#### Task to carry out
Find the line with "Clone this chart in seaborn and matplotlib." and the line with "import seaborn as sns", then repeat both of them and every line in between exactly. Omit the pictures.

━━━━━ Dataset

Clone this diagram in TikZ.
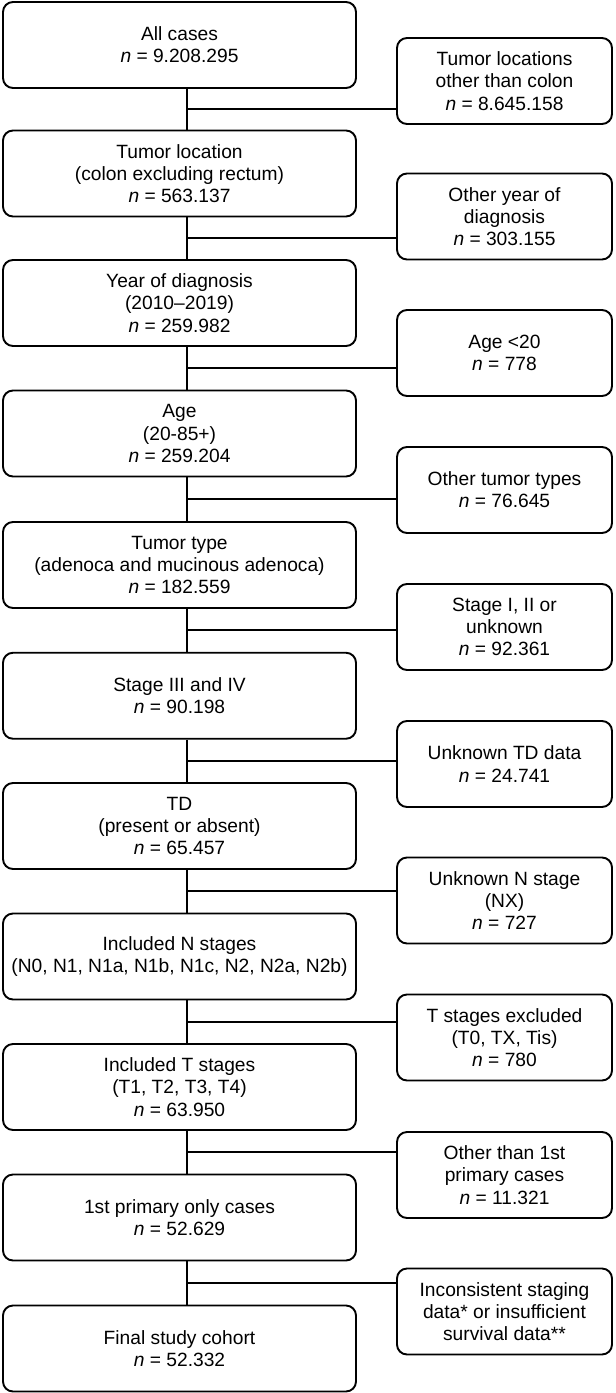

━━━━━━━━━━
━━━━━ Dataset

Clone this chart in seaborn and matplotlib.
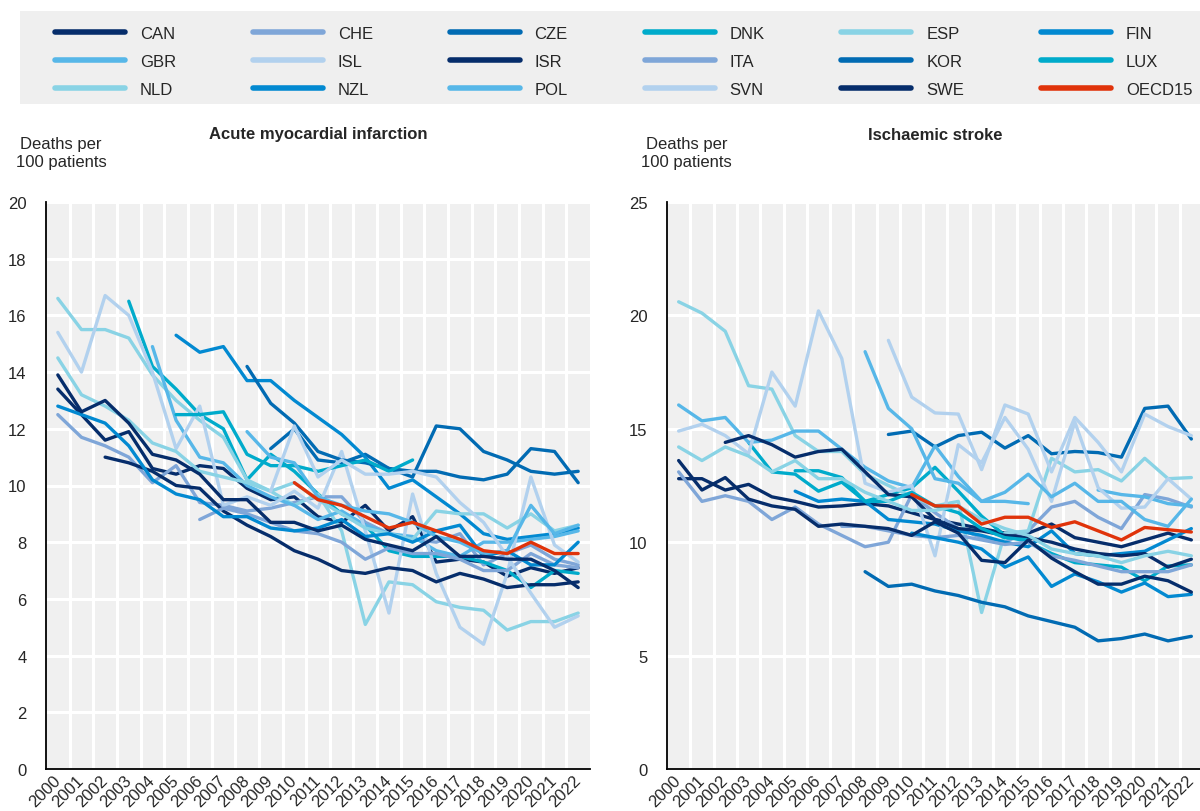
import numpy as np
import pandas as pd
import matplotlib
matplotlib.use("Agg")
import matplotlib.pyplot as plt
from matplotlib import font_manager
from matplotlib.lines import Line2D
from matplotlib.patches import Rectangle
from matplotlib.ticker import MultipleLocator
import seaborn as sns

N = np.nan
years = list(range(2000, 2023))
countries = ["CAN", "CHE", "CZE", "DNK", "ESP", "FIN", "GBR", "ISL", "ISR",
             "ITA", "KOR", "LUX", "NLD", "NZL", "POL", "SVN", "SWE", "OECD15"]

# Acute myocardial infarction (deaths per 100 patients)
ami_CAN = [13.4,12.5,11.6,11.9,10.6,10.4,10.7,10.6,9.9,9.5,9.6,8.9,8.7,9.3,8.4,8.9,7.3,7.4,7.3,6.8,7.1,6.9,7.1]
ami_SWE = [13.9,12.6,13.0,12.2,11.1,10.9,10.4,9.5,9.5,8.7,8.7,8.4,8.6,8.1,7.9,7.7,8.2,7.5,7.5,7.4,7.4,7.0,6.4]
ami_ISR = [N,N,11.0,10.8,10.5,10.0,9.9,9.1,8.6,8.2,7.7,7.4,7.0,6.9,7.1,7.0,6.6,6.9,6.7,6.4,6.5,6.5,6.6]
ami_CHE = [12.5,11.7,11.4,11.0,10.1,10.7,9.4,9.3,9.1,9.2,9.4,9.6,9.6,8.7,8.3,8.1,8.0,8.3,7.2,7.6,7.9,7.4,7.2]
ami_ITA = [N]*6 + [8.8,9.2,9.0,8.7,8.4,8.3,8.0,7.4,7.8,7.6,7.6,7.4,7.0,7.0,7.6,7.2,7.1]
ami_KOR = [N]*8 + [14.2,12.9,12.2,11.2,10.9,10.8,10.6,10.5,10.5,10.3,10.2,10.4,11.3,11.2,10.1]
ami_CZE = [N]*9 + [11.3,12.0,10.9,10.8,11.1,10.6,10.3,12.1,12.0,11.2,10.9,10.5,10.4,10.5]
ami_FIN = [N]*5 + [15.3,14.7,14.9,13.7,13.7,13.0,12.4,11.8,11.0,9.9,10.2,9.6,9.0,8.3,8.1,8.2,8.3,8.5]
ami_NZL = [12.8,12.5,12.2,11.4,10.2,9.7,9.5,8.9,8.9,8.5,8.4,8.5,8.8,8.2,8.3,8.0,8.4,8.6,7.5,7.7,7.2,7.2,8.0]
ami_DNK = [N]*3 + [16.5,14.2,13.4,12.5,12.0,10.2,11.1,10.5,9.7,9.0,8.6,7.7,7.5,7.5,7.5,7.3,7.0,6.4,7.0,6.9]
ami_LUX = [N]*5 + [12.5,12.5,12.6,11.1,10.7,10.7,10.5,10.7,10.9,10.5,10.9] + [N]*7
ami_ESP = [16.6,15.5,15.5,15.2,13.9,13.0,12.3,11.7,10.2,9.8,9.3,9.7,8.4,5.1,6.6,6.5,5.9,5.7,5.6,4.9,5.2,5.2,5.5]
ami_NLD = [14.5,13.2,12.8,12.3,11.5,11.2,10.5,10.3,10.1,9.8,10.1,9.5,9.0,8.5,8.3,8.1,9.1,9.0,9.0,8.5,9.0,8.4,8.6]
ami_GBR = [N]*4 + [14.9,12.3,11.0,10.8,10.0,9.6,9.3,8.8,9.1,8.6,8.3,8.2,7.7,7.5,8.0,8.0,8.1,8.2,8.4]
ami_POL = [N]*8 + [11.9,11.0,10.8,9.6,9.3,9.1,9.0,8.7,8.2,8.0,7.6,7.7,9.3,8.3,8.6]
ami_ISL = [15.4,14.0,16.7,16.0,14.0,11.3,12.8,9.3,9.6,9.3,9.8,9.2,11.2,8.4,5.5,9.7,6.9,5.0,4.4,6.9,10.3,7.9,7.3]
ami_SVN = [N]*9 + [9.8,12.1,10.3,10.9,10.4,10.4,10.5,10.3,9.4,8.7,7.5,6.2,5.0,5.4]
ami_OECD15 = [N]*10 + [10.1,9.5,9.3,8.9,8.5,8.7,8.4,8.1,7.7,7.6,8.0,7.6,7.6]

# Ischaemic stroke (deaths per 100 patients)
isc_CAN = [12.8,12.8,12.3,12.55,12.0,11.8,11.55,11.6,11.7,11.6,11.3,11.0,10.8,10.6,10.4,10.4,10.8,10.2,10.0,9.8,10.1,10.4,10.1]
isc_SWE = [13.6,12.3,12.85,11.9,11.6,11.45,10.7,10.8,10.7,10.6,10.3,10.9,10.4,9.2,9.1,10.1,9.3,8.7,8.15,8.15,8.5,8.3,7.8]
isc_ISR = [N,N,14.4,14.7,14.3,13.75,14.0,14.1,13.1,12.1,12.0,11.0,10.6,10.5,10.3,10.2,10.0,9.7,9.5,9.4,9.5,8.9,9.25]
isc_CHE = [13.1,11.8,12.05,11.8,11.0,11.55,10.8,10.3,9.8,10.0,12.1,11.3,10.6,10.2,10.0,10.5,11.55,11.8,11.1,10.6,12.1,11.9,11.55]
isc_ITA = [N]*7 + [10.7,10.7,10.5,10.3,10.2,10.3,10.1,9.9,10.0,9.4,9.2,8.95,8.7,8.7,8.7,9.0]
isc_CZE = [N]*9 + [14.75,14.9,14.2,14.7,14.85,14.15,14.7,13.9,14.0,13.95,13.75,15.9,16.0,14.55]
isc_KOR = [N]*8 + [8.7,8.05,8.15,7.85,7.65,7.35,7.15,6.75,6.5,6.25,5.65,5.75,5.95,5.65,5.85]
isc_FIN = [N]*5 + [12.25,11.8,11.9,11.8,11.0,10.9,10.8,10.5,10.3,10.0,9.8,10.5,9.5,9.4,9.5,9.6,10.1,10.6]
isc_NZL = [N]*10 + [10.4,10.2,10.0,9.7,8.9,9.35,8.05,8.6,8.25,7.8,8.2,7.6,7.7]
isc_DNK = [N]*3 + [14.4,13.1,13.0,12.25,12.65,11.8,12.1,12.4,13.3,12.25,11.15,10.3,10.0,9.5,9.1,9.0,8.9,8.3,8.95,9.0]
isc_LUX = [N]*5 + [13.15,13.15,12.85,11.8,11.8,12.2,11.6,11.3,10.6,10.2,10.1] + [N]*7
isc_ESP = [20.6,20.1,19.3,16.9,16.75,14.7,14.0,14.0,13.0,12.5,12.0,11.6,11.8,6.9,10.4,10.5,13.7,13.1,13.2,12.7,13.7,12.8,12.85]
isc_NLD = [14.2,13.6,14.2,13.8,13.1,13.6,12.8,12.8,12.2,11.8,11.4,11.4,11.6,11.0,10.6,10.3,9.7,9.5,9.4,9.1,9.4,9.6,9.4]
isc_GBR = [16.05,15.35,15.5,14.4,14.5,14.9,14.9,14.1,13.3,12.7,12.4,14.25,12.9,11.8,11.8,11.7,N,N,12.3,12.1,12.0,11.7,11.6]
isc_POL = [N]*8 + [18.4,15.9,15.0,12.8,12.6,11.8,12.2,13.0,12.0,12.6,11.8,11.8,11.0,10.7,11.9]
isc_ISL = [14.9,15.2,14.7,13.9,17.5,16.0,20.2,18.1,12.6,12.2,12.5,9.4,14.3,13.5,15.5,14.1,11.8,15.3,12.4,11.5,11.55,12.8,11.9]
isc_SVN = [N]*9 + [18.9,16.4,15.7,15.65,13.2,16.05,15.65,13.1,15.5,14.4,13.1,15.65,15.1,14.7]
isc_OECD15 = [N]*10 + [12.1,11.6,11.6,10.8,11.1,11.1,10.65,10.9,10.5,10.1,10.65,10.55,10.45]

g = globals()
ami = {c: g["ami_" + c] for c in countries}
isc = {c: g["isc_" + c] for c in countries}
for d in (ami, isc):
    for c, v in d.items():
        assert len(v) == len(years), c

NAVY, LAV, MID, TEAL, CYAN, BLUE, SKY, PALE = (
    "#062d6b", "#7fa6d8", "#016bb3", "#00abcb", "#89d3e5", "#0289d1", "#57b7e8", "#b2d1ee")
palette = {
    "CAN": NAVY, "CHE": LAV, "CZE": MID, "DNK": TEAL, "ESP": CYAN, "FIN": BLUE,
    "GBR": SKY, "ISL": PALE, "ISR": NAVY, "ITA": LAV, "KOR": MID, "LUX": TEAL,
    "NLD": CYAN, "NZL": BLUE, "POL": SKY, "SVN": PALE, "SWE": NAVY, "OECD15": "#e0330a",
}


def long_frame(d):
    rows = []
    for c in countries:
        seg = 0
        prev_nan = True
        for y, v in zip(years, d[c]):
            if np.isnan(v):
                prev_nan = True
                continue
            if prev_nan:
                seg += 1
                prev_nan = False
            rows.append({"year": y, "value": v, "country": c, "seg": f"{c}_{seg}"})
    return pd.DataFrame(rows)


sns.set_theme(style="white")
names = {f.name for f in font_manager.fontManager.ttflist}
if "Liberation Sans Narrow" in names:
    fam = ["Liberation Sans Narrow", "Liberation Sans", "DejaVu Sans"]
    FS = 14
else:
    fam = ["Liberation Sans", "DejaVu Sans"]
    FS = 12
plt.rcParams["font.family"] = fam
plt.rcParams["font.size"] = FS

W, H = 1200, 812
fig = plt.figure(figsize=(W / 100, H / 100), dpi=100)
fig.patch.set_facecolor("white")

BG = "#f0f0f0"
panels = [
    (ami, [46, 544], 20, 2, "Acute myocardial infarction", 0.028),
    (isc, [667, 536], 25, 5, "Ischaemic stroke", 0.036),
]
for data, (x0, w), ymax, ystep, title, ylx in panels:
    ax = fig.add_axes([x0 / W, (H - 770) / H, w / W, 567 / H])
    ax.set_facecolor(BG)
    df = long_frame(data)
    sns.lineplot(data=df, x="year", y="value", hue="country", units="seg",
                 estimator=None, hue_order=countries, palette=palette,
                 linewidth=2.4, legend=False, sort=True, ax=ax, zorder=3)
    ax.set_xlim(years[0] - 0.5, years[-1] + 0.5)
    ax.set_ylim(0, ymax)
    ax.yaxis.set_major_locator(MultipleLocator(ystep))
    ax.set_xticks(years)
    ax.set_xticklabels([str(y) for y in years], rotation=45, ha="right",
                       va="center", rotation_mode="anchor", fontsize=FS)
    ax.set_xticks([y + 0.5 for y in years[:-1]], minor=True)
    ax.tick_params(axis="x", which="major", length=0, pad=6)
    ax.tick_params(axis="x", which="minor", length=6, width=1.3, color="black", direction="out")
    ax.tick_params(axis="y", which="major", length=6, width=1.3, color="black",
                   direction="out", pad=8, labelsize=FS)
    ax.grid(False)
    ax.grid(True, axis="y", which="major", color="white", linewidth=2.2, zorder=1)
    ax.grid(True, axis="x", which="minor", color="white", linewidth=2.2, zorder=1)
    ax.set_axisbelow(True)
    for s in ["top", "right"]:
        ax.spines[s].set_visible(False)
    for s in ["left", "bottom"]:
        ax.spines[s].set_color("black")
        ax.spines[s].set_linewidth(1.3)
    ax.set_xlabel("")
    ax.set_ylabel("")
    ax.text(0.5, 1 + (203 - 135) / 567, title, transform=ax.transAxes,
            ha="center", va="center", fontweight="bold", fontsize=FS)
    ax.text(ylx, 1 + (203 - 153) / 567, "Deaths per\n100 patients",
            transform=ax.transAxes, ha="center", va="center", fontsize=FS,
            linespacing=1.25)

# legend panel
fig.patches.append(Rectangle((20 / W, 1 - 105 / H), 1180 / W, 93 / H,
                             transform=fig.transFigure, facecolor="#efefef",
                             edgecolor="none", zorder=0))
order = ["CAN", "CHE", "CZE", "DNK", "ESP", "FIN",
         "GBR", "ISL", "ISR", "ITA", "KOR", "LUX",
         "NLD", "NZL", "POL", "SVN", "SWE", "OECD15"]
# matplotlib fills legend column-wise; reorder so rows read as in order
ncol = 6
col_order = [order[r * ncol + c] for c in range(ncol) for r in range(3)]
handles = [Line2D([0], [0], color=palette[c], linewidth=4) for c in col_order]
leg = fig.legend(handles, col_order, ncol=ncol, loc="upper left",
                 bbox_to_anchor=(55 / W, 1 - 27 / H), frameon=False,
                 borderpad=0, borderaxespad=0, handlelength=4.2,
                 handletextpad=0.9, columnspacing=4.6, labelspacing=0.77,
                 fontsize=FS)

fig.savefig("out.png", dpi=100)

━━━━━━━━━━

#### Solution for this problem
Clone this chart in seaborn and matplotlib.
import numpy as np
import pandas as pd
import matplotlib
matplotlib.use("Agg")
import matplotlib.pyplot as plt
from matplotlib import font_manager
from matplotlib.lines import Line2D
from matplotlib.patches import Rectangle
from matplotlib.ticker import MultipleLocator
import seaborn as sns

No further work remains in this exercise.